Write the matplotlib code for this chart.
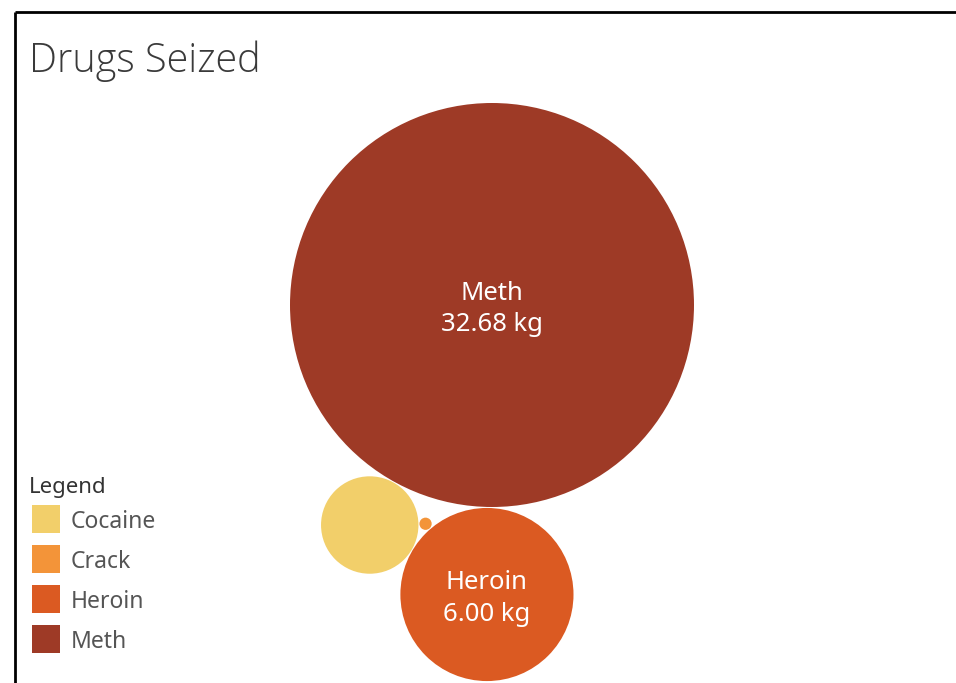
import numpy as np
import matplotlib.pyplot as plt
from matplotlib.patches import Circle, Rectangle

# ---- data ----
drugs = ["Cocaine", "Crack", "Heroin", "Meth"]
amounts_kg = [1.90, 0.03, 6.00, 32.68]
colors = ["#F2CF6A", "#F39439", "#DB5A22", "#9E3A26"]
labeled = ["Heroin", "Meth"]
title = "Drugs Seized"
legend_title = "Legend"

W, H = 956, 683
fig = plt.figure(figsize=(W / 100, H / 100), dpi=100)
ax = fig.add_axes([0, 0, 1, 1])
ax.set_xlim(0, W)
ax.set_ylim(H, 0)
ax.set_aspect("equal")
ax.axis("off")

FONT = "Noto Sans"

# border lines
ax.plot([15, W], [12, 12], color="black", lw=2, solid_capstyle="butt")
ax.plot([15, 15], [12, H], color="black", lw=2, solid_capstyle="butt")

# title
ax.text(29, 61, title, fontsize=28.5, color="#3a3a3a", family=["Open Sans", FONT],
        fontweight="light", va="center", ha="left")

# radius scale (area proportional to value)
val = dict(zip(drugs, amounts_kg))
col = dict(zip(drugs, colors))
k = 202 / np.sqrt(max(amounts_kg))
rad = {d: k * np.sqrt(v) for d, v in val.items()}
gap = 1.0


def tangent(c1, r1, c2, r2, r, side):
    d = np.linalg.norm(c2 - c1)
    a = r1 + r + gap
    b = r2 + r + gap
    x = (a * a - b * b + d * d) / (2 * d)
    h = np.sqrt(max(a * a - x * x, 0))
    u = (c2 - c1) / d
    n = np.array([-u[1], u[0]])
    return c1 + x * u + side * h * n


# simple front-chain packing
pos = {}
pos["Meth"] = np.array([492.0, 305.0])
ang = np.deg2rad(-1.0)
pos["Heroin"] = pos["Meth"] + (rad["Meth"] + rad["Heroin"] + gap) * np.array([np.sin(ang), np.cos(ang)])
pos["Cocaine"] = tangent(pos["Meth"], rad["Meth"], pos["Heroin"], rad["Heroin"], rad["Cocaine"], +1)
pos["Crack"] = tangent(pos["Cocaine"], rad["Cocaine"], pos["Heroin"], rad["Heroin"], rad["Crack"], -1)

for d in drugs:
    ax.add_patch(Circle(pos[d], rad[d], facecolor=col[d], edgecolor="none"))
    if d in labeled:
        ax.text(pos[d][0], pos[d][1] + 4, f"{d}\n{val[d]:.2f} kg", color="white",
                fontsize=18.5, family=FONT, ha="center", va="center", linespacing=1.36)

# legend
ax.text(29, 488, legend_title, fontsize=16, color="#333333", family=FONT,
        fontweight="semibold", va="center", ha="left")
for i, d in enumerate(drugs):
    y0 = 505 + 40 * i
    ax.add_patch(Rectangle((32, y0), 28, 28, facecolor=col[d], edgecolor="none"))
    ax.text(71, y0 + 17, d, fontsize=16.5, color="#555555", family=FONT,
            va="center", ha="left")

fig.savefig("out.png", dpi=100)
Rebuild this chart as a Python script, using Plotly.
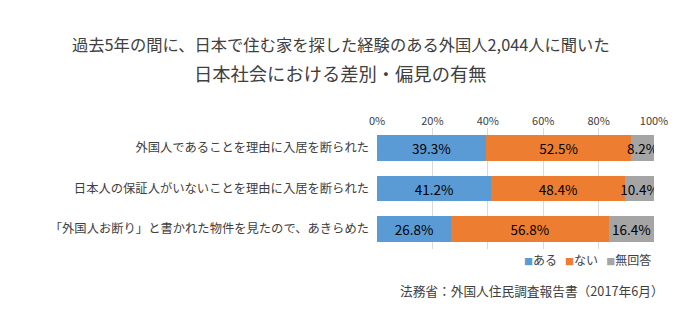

* [EXERCISE] Each line that has the word "this" should be copied.

* [THE RESULT]
Write the matplotlib code for this chart.
Rebuild this chart as a Python script, using Plotly.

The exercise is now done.